Return the material word for word. Do not include the pictures.

_ _ _ _ _

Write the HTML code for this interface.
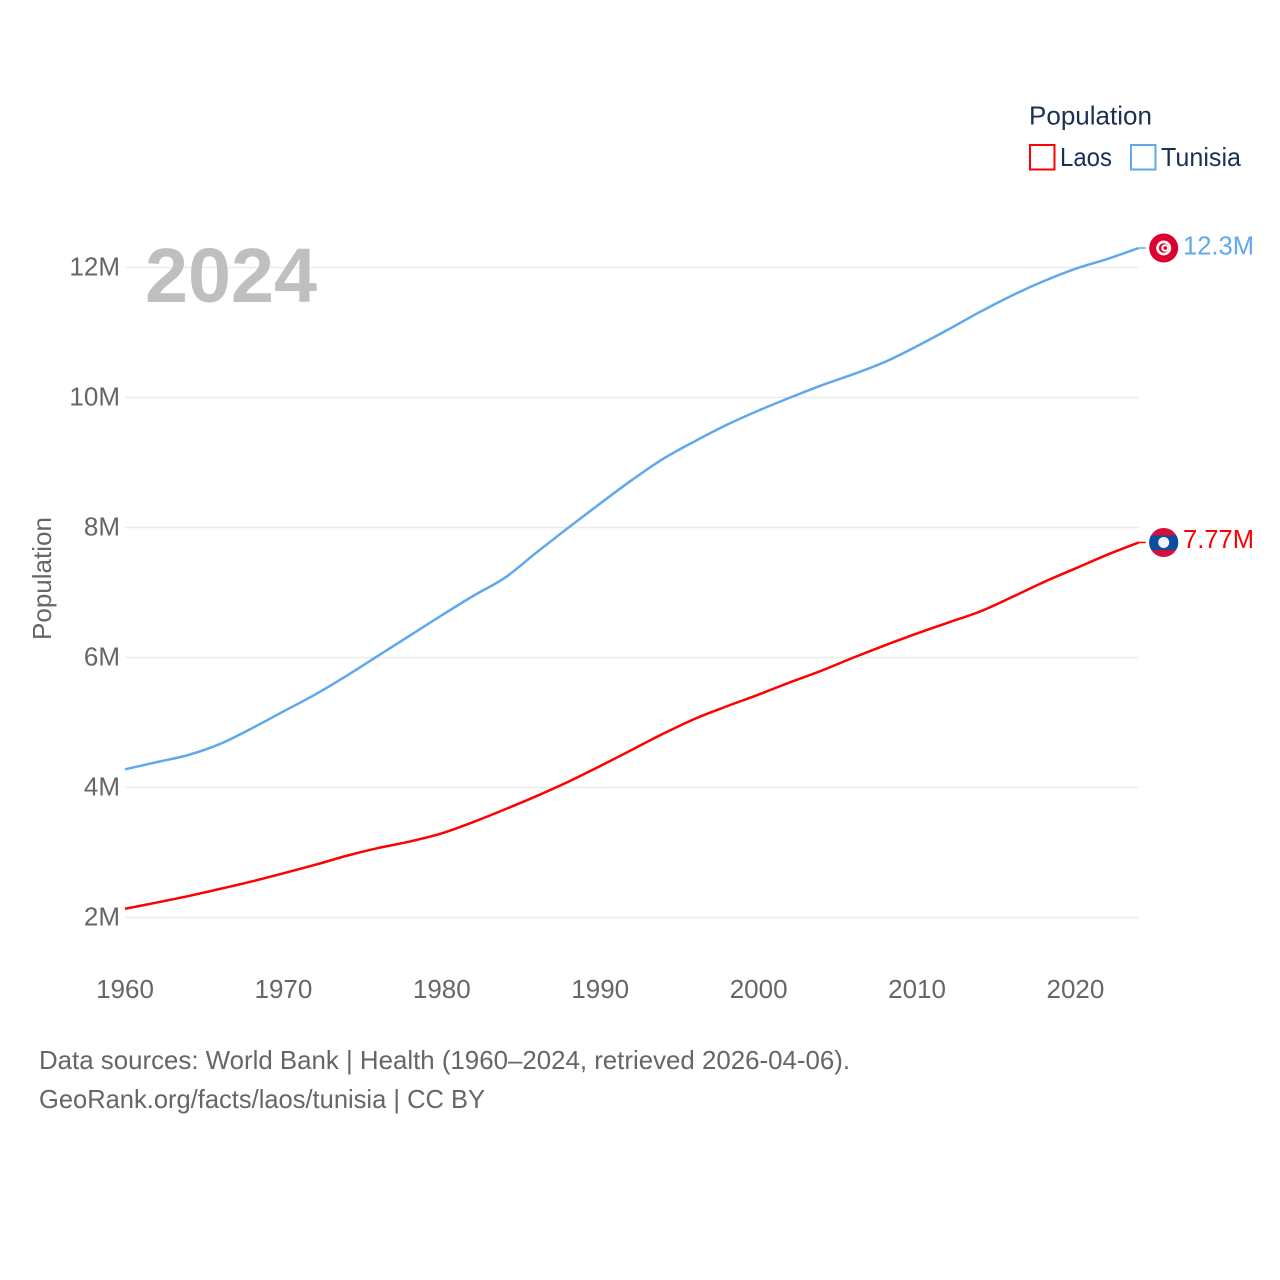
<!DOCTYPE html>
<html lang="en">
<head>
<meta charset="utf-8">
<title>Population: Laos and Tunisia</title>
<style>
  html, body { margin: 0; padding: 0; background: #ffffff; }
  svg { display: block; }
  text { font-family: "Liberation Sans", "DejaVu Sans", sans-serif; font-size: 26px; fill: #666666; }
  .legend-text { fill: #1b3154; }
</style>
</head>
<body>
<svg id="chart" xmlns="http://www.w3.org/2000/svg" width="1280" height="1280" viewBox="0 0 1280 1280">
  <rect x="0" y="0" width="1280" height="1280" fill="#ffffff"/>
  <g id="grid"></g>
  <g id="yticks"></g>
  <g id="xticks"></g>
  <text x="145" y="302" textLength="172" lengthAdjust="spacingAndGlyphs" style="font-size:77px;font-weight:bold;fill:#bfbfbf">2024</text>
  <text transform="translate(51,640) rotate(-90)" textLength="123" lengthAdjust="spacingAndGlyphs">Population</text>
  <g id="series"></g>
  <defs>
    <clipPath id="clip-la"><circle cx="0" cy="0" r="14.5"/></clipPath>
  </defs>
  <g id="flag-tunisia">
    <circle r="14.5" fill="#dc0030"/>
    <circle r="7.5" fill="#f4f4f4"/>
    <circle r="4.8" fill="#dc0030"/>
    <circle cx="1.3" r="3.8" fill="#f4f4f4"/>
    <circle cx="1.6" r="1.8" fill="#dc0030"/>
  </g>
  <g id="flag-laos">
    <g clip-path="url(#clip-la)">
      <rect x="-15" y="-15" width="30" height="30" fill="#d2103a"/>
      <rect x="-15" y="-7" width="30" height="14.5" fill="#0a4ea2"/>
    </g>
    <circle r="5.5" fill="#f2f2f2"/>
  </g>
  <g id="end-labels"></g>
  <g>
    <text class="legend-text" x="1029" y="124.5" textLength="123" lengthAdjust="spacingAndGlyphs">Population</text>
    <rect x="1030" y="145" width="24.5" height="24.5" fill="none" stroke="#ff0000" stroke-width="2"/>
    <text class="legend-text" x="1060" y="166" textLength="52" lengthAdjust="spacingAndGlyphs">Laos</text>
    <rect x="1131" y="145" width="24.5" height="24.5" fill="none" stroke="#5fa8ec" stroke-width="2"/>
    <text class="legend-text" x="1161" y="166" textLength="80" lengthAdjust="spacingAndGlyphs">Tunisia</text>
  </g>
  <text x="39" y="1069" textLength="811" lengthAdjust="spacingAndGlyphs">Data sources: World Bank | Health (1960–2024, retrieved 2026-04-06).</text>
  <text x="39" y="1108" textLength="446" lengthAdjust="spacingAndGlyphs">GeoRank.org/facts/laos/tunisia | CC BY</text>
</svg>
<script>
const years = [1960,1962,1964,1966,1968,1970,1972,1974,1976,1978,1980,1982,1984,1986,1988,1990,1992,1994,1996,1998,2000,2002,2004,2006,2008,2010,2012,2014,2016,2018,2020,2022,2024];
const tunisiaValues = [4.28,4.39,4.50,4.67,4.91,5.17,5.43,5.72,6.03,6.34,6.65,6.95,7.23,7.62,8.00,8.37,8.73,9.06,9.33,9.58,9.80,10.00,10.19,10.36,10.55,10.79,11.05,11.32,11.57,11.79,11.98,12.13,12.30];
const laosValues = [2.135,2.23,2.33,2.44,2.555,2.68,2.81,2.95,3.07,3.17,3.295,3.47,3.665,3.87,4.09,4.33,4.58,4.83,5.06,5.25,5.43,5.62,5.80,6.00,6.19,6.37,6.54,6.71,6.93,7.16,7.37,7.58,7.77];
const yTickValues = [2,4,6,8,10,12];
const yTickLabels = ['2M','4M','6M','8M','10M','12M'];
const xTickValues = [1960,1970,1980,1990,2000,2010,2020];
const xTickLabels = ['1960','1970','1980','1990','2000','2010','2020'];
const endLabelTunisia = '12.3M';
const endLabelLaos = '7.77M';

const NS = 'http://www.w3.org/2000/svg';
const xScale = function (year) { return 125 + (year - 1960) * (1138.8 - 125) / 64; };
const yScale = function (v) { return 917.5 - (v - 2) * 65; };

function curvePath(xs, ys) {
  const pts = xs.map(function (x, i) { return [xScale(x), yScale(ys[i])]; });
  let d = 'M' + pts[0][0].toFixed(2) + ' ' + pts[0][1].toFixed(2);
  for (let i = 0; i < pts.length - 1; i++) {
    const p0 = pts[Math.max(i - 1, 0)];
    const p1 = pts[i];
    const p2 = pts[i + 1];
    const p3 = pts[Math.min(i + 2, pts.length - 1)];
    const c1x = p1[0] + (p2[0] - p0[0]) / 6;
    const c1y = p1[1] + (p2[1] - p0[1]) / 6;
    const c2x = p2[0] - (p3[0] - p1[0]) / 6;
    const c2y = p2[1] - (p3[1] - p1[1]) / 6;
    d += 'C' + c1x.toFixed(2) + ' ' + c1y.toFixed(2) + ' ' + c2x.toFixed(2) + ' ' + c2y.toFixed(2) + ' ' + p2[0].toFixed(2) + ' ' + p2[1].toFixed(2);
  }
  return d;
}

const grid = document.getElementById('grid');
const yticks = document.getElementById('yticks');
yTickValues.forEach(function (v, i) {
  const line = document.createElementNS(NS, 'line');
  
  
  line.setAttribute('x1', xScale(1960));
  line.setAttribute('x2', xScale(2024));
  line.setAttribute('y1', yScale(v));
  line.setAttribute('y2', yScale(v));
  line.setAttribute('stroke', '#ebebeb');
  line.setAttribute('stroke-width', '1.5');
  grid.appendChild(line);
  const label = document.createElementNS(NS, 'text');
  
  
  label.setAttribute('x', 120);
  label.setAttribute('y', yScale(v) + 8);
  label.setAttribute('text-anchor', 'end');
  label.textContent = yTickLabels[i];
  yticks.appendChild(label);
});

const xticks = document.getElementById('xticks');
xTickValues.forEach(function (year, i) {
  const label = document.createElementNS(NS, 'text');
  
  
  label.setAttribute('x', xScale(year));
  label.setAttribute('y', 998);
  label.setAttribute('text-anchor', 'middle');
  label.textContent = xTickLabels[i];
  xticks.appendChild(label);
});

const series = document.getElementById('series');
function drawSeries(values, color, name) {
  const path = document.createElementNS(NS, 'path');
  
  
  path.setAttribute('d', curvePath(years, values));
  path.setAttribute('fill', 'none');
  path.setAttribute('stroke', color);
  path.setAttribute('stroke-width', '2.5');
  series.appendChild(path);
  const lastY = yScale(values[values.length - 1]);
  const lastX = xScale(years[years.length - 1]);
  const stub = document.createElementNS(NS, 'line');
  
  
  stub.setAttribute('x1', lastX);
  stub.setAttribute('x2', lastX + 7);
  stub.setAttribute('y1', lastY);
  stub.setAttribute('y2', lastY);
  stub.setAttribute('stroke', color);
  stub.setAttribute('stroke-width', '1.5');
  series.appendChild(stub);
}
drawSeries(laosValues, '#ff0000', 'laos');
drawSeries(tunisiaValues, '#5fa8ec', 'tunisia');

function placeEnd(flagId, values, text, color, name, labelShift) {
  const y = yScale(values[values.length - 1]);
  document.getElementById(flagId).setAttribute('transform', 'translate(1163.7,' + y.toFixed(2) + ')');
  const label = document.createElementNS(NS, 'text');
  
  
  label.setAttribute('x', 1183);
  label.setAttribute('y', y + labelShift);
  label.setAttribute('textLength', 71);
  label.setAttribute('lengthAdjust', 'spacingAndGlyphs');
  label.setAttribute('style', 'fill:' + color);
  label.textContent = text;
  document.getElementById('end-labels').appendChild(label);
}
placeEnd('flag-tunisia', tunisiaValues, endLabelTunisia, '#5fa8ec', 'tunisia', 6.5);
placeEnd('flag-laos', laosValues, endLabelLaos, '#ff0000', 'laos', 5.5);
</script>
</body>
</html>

_ _ _ _ _

Output of the task >>
Write the HTML code for this interface.
<!DOCTYPE html>
<html lang="en">
<head>
<meta charset="utf-8">
<title>Population: Laos and Tunisia</title>
<style>
  html, body { margin: 0; padding: 0; background: #ffffff; }
  svg { display: block; }
  text { font-family: "Liberation Sans", "DejaVu Sans", sans-serif; font-size: 26px; fill: #666666; }
  .legend-text { fill: #1b3154; }
</style>
</head>
<body>
<svg id="chart" xmlns="http://www.w3.org/2000/svg" width="1280" height="1280" viewBox="0 0 1280 1280">
  <rect x="0" y="0" width="1280" height="1280" fill="#ffffff"/>
  <g id="grid"></g>
  <g id="yticks"></g>
  <g id="xticks"></g>
  <text x="145" y="302" textLength="172" lengthAdjust="spacingAndGlyphs" style="font-size:77px;font-weight:bold;fill:#bfbfbf">2024</text>
  <text transform="translate(51,640) rotate(-90)" textLength="123" lengthAdjust="spacingAndGlyphs">Population</text>
  <g id="series"></g>
  <defs>
    <clipPath id="clip-la"><circle cx="0" cy="0" r="14.5"/></clipPath>
  </defs>
  <g id="flag-tunisia">
    <circle r="14.5" fill="#dc0030"/>
    <circle r="7.5" fill="#f4f4f4"/>
    <circle r="4.8" fill="#dc0030"/>
    <circle cx="1.3" r="3.8" fill="#f4f4f4"/>
    <circle cx="1.6" r="1.8" fill="#dc0030"/>
  </g>
  <g id="flag-laos">
    <g clip-path="url(#clip-la)">
      <rect x="-15" y="-15" width="30" height="30" fill="#d2103a"/>
      <rect x="-15" y="-7" width="30" height="14.5" fill="#0a4ea2"/>
    </g>
    <circle r="5.5" fill="#f2f2f2"/>
  </g>
  <g id="end-labels"></g>
  <g>
    <text class="legend-text" x="1029" y="124.5" textLength="123" lengthAdjust="spacingAndGlyphs">Population</text>
    <rect x="1030" y="145" width="24.5" height="24.5" fill="none" stroke="#ff0000" stroke-width="2"/>
    <text class="legend-text" x="1060" y="166" textLength="52" lengthAdjust="spacingAndGlyphs">Laos</text>
    <rect x="1131" y="145" width="24.5" height="24.5" fill="none" stroke="#5fa8ec" stroke-width="2"/>
    <text class="legend-text" x="1161" y="166" textLength="80" lengthAdjust="spacingAndGlyphs">Tunisia</text>
  </g>
  <text x="39" y="1069" textLength="811" lengthAdjust="spacingAndGlyphs">Data sources: World Bank | Health (1960–2024, retrieved 2026-04-06).</text>
  <text x="39" y="1108" textLength="446" lengthAdjust="spacingAndGlyphs">GeoRank.org/facts/laos/tunisia | CC BY</text>
</svg>
<script>
const years = [1960,1962,1964,1966,1968,1970,1972,1974,1976,1978,1980,1982,1984,1986,1988,1990,1992,1994,1996,1998,2000,2002,2004,2006,2008,2010,2012,2014,2016,2018,2020,2022,2024];
const tunisiaValues = [4.28,4.39,4.50,4.67,4.91,5.17,5.43,5.72,6.03,6.34,6.65,6.95,7.23,7.62,8.00,8.37,8.73,9.06,9.33,9.58,9.80,10.00,10.19,10.36,10.55,10.79,11.05,11.32,11.57,11.79,11.98,12.13,12.30];
const laosValues = [2.135,2.23,2.33,2.44,2.555,2.68,2.81,2.95,3.07,3.17,3.295,3.47,3.665,3.87,4.09,4.33,4.58,4.83,5.06,5.25,5.43,5.62,5.80,6.00,6.19,6.37,6.54,6.71,6.93,7.16,7.37,7.58,7.77];
const yTickValues = [2,4,6,8,10,12];
const yTickLabels = ['2M','4M','6M','8M','10M','12M'];
const xTickValues = [1960,1970,1980,1990,2000,2010,2020];
const xTickLabels = ['1960','1970','1980','1990','2000','2010','2020'];
const endLabelTunisia = '12.3M';
const endLabelLaos = '7.77M';

const NS = 'http://www.w3.org/2000/svg';
const xScale = function (year) { return 125 + (year - 1960) * (1138.8 - 125) / 64; };
const yScale = function (v) { return 917.5 - (v - 2) * 65; };

function curvePath(xs, ys) {
  const pts = xs.map(function (x, i) { return [xScale(x), yScale(ys[i])]; });
  let d = 'M' + pts[0][0].toFixed(2) + ' ' + pts[0][1].toFixed(2);
  for (let i = 0; i < pts.length - 1; i++) {
    const p0 = pts[Math.max(i - 1, 0)];
    const p1 = pts[i];
    const p2 = pts[i + 1];
    const p3 = pts[Math.min(i + 2, pts.length - 1)];
    const c1x = p1[0] + (p2[0] - p0[0]) / 6;
    const c1y = p1[1] + (p2[1] - p0[1]) / 6;
    const c2x = p2[0] - (p3[0] - p1[0]) / 6;
    const c2y = p2[1] - (p3[1] - p1[1]) / 6;
    d += 'C' + c1x.toFixed(2) + ' ' + c1y.toFixed(2) + ' ' + c2x.toFixed(2) + ' ' + c2y.toFixed(2) + ' ' + p2[0].toFixed(2) + ' ' + p2[1].toFixed(2);
  }
  return d;
}

const grid = document.getElementById('grid');
const yticks = document.getElementById('yticks');
yTickValues.forEach(function (v, i) {
  const line = document.createElementNS(NS, 'line');
  
  
  line.setAttribute('x1', xScale(1960));
  line.setAttribute('x2', xScale(2024));
  line.setAttribute('y1', yScale(v));
  line.setAttribute('y2', yScale(v));
  line.setAttribute('stroke', '#ebebeb');
  line.setAttribute('stroke-width', '1.5');
  grid.appendChild(line);
  const label = document.createElementNS(NS, 'text');
  
  
  label.setAttribute('x', 120);
  label.setAttribute('y', yScale(v) + 8);
  label.setAttribute('text-anchor', 'end');
  label.textContent = yTickLabels[i];
  yticks.appendChild(label);
});

const xticks = document.getElementById('xticks');
xTickValues.forEach(function (year, i) {
  const label = document.createElementNS(NS, 'text');
  
  
  label.setAttribute('x', xScale(year));
  label.setAttribute('y', 998);
  label.setAttribute('text-anchor', 'middle');
  label.textContent = xTickLabels[i];
  xticks.appendChild(label);
});

const series = document.getElementById('series');
function drawSeries(values, color, name) {
  const path = document.createElementNS(NS, 'path');
  
  
  path.setAttribute('d', curvePath(years, values));
  path.setAttribute('fill', 'none');
  path.setAttribute('stroke', color);
  path.setAttribute('stroke-width', '2.5');
  series.appendChild(path);
  const lastY = yScale(values[values.length - 1]);
  const lastX = xScale(years[years.length - 1]);
  const stub = document.createElementNS(NS, 'line');
  
  
  stub.setAttribute('x1', lastX);
  stub.setAttribute('x2', lastX + 7);
  stub.setAttribute('y1', lastY);
  stub.setAttribute('y2', lastY);
  stub.setAttribute('stroke', color);
  stub.setAttribute('stroke-width', '1.5');
  series.appendChild(stub);
}
drawSeries(laosValues, '#ff0000', 'laos');
drawSeries(tunisiaValues, '#5fa8ec', 'tunisia');

function placeEnd(flagId, values, text, color, name, labelShift) {
  const y = yScale(values[values.length - 1]);
  document.getElementById(flagId).setAttribute('transform', 'translate(1163.7,' + y.toFixed(2) + ')');
  const label = document.createElementNS(NS, 'text');
  
  
  label.setAttribute('x', 1183);
  label.setAttribute('y', y + labelShift);
  label.setAttribute('textLength', 71);
  label.setAttribute('lengthAdjust', 'spacingAndGlyphs');
  label.setAttribute('style', 'fill:' + color);
  label.textContent = text;
  document.getElementById('end-labels').appendChild(label);
}
placeEnd('flag-tunisia', tunisiaValues, endLabelTunisia, '#5fa8ec', 'tunisia', 6.5);
placeEnd('flag-laos', laosValues, endLabelLaos, '#ff0000', 'laos', 5.5);
</script>
</body>
</html>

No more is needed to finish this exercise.